Updated: Nov 23, 2021


When you turn on your television to watch a Pakistani drama serial, there are some things that you will observe common in all of them. This is their definition of what a good woman should be.

They usually show the main character of the drama to be an innocent, poor, humble girl who suffers at the hands of society due to her circumstances. She is then saved by a man belonging to a rich household but her struggle does not end there, it merely begins when she encounters the hatred she faces from her mother-in-law and sister-in-law. However, she remains silent, says little, always keeps her gaze lowered, and loves her husband unconditionally.

This representation not only reflects the mindset of the Pakistani society regarding the ‘ideal’ woman but also plays a huge role in reinforcing such mindsets. People begin to associate goodness with silence. A good woman is one who suffers in silence. Thus when women do speak up, they are regarded as ill-mannered or “badtameez”.

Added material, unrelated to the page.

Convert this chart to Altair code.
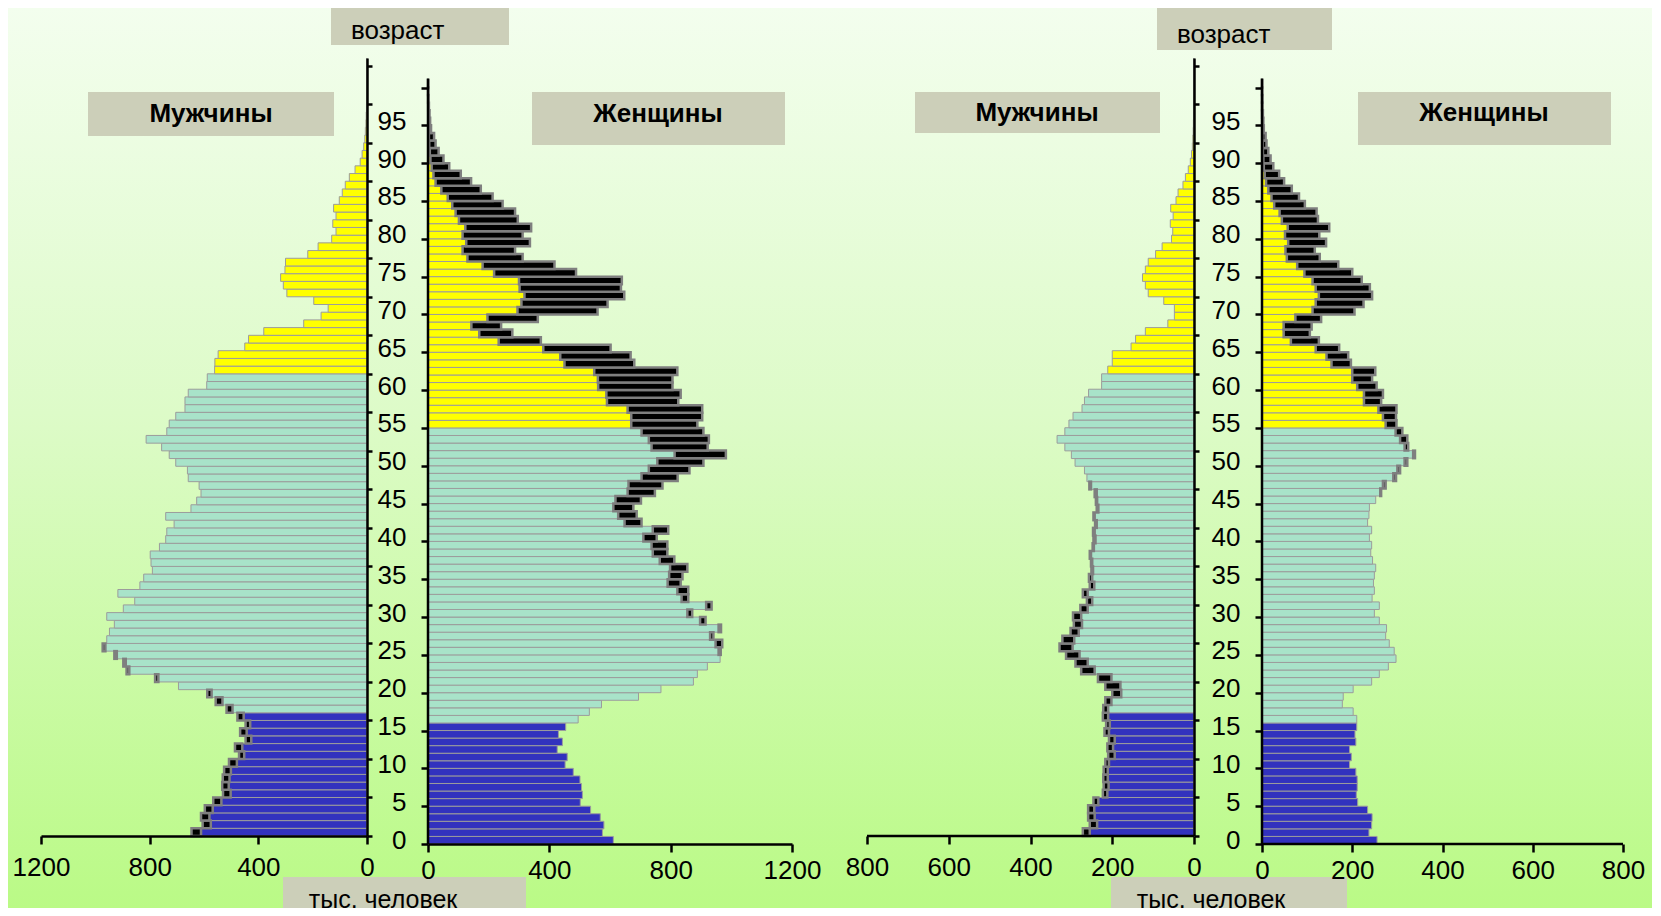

It is alarming when a society associates the voicing of one’s opinion with a lack of manners and a bad character. On a larger scale, this then produces the consequences that are produced from ‘Aurat March’. People associate the women who speak up for their rights with women who have no character because how dare they speak up against their oppression? How dare they voice their opinions? How dare they not lower their gaze and suffer in silence like the ideal woman shown in our dramas because if they do not fit that image, there is no place for them in society. Deviants, rebels, castaways. That is what they become.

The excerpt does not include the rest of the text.